The function $f(x)=\frac{1}{x}$ is not defined at x=0.

What is the proper way to express numbers with an infinitely repeating last digit as the area under this function?

Taking a shot at it, if I take as an example the number $8\overline{33333}$ I would say...

$\lim_{b \to 0 }\; \int_{b}^{1}\frac{1}{x}\; dx=8\overline{33333}$

Is this correct?
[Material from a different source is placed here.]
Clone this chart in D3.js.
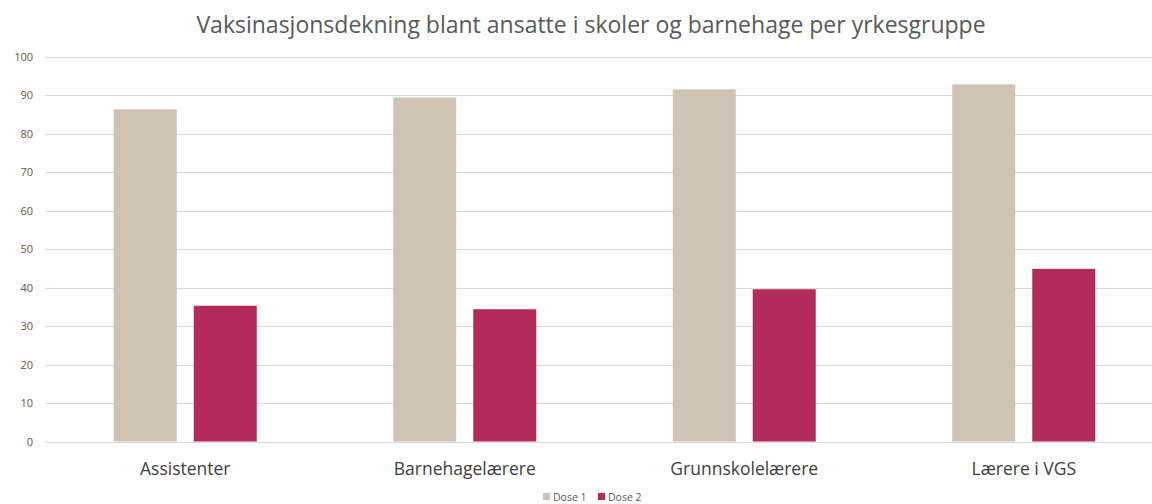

Is there a less ugly way to do it?

Thanks
I have no idea what you are trying to do but $\int_{b}^1 \frac{1}{x}dx= \left[ln(x)\right]_b^1= -ln(b)$ and that has no limit as b goes to 0. It is certainly not $8.\overline{33333}$.

3. Originally Posted by HallsofIvy
I have no idea what you are trying to do but $\int_{b}^1 \frac{1}{x}dx= \left[ln(x)\right]_b^1= -ln(b)$ and that has no limit as b goes to 0. It is certainly not $8.\overline{33333}$.
Aha I see.

Ok, so I was asking this question on the basis of a mistaken assumption which I made because I used a calculator to do this integration for me instead of doing it myself like a real man.

I still don't understand, however, why the calculator gives me 8.33333x10^25...etc. for lower bound values of just slightly greater than 0 and upper bound of 1.

What is the calculator smoking for it to give me such an output?

Thanks.